The Martin Luther King Jr. memorial in Washington D.C.
We don’t have to ignore the parts of King we disagree with to appreciate who he was and what he did.
On January 15, the Reverend Dr. Martin Luther King, Jr. would have turned 94 years old. He was just 39 at the time of his assassination. Today, our nation will pause, as it does every third Monday in January, to remember, through word and deed, King’s transformative life and leadership.
While Dr. King is deserving of honor, remembrances of his life are often far too simple. People try to fit him into a box; to cherry pick his ideas to support their own agenda. So many will remember the parts of King’s life that suit their particular and parochial political visions and philosophical worldviews.
King was human, which means he was complex, capable of extraordinary things, and still fallible. He was a civil rights leader, a peace activist, and someone who abhorred poverty. He had a young family and personal aspirations. He was all of these things and more. But depending on who you speak to about him, you will only see facets of who he was.
Many conservatives will reflect today on King’s dream that the content of a person’s character, not his or her color, should be how they are measured. This high-minded vision has become a sword of sorts to ignore the fact that while racism looks different today, it still exists. Rooting it out requires being honest about lingering disparities. Others will point to King’s stance against communism as an endorsement of capitalism, but King’s economic worldview was complicated. His opposition to communism was more about the threat it posed to Christianity than it was opposition to redistribution.

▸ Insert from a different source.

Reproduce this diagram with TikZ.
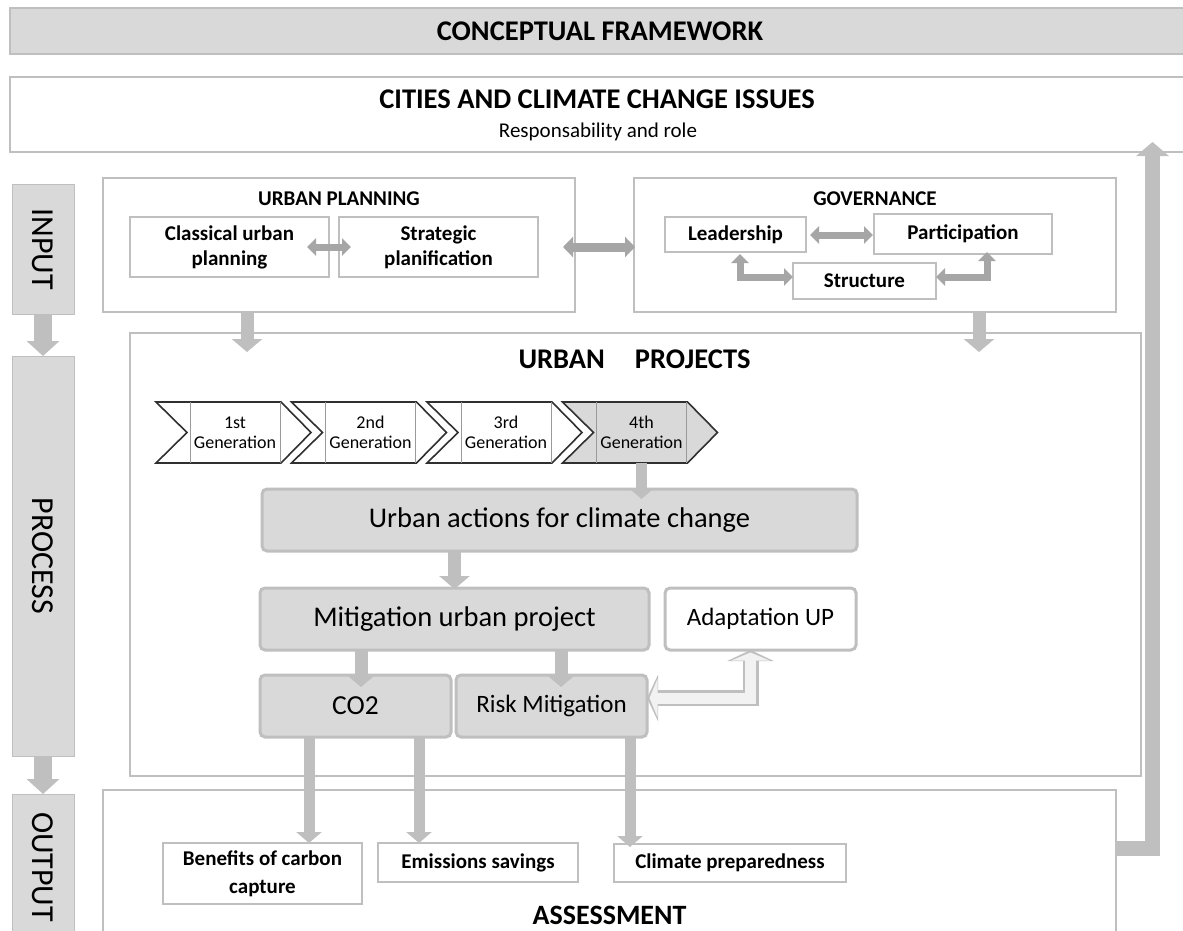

Many liberals, secular in their outlook, will reduce King to civil rights activism, not appreciating that he was foremost a Baptist preacher motivated by the social imperatives of the Gospel of Jesus of Nazareth. But to rewrite what drove King to action is to do a disservice to his mission and legacy. King’s view of the dignity of man and our relation to each other was directly connected to his view of how many related to God.

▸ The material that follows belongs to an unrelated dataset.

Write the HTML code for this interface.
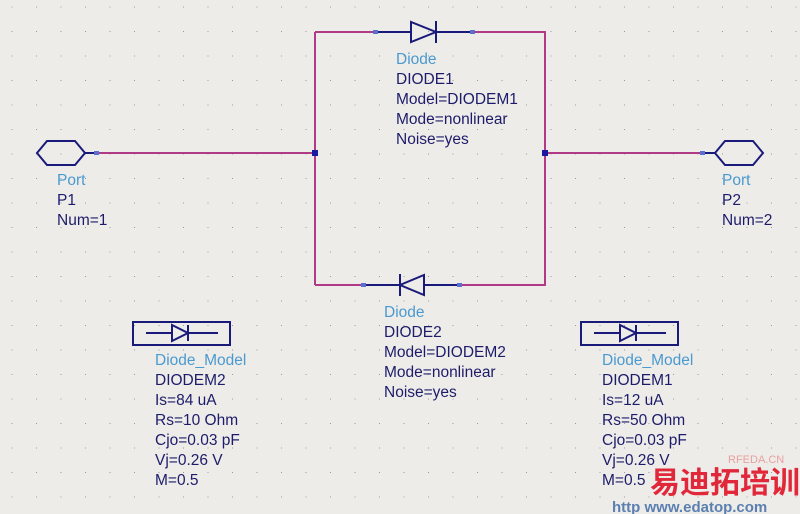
<!DOCTYPE html>
<html><head><meta charset="utf-8"><style>
body{margin:0;width:800px;height:514px;overflow:hidden;background:#eeece9;font-family:"Liberation Sans",sans-serif}
svg{position:absolute;left:0;top:0}
</style></head><body>
<svg width="800" height="514" viewBox="0 0 800 514" xmlns="http://www.w3.org/2000/svg">
<defs><pattern id="g" x="0" y="0" width="24.5" height="24.5" patternUnits="userSpaceOnUse"><rect x="11.5" y="6.5" width="1" height="1" fill="#9a9a9a"/></pattern></defs>
<rect width="800" height="514" fill="#eeece9"/>
<rect width="800" height="514" fill="url(#g)"/>
<g stroke="#b03a85" stroke-width="2" fill="none">
<path d="M97 153H315M315 32V285M315 32H376M472 32H545V285H460M363 285H315M545 153H703"/>
</g>
<g stroke="#1a1a7a" stroke-width="2" fill="none">
<path d="M376 32H411M436 32H472M411 22V42L436 32ZM436 21V43"/>
<path d="M363 285H400M424 285H460M424 275V295L400 285ZM400 274V296"/>
<path d="M37 153L47 141H75L85 153L75 165H47ZM85 153H97"/>
<path d="M715 153L725 141H753L763 153L753 165H725ZM703 153H715"/>
<rect x="133" y="322" width="97" height="23"/>
<path d="M146 333H172M188 333H218M172 325V341L188 333ZM188 325V341"/>
<rect x="581" y="322" width="97" height="23"/>
<path d="M594 333H620M636 333H666M620 325V341L636 333ZM636 325V341"/>
</g>
<g fill="#5a6fd0"><rect x="94" y="151" width="5" height="4"/><rect x="700" y="151" width="5" height="4"/>
<rect x="373" y="30" width="5" height="4"/><rect x="470" y="30" width="5" height="4"/>
<rect x="361" y="283" width="5" height="4"/><rect x="457" y="283" width="5" height="4"/></g>
<g fill="#1a1aa0"><rect x="312" y="150" width="6" height="6"/><rect x="542" y="150" width="6" height="6"/></g>
<g font-family="Liberation Sans, sans-serif" font-size="15.5" fill="#1c1c6a">
<text x="57" y="185" fill="#4a9ad0">Port</text><text x="57" y="205">P1</text><text x="57" y="225">Num=1</text>
<text x="722" y="185" fill="#4a9ad0">Port</text><text x="722" y="205">P2</text><text x="722" y="225">Num=2</text>
<text x="396" y="64" fill="#4a9ad0">Diode</text><text x="396" y="84">DIODE1</text><text x="396" y="104">Model=DIODEM1</text><text x="396" y="124">Mode=nonlinear</text><text x="396" y="144">Noise=yes</text>
<text x="384" y="317" fill="#4a9ad0">Diode</text><text x="384" y="337">DIODE2</text><text x="384" y="357">Model=DIODEM2</text><text x="384" y="377">Mode=nonlinear</text><text x="384" y="397">Noise=yes</text>
<text x="155" y="365" fill="#4a9ad0">Diode_Model</text><text x="155" y="385">DIODEM2</text><text x="155" y="405">Is=84 uA</text><text x="155" y="425">Rs=10 Ohm</text><text x="155" y="445">Cjo=0.03 pF</text><text x="155" y="465">Vj=0.26 V</text><text x="155" y="485">M=0.5</text>
<text x="602" y="365" fill="#4a9ad0">Diode_Model</text><text x="602" y="385">DIODEM1</text><text x="602" y="405">Is=12 uA</text><text x="602" y="425">Rs=50 Ohm</text><text x="602" y="445">Cjo=0.03 pF</text><text x="602" y="465">Vj=0.26 V</text><text x="602" y="485">M=0.5</text>
</g>
<text x="728" y="463" font-size="11" fill="#e8a0a0" font-family="Liberation Sans, sans-serif">RFEDA.CN</text>
<text x="650" y="493" font-size="30" font-weight="bold" fill="#e0283a" font-family="Liberation Sans, Noto Sans CJK SC, sans-serif">易迪拓培训</text>
<text x="612" y="512" font-size="15" font-weight="bold" fill="#5a7fb0" font-family="Liberation Sans, sans-serif">http www.edatop.com</text>
</svg>
</body></html>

In both the case of the conservative and the liberal, the selective appropriation is not peculiar to King’s legacy. To be sure, people of varying ages and places have done the same with Jesus, turning the Creator into our preferable images. And similar to the old saying, if they did it to Jesus, surely they’ll do it to us. We like King as long as his baritone words stir our souls. We are afraid of him if those same words call into question our worldview or stir us to uncomfortable action.
The truth is that we don’t have to ignore the parts of King we disagree with to appreciate who he was and what he did. We don’t have to fully agree with every strategy or action or philosophy King espoused. He was not divine, messianic, or above reproach.
King was more than a “Letter from a Birmingham Jail” or the “I have a dream” speech during the March on Washington in 1963. He was more than the march from Selma to Montgomery in 1965. He was more than the victim of an assassin’s bullet in 1968. To dismiss him in all of his complexity because his faith or his radical dreams are too much for us to digest is not defendable.
His courage, how he stood on his convictions, while engaging opponents with civility, is a laudable skill we should employ with greater regularity in our age of cynicism and rancor. His understanding that the fight for civil rights was not only the fight of Black Americans, but of all Americans, brought people together.
Until people see King for who he really was, and hear what he really said, we’ll continue to have sanitized imaginations and fail to truly honor him, a man who gave all so that this “nation could arise and live out the true meaning of its creed.”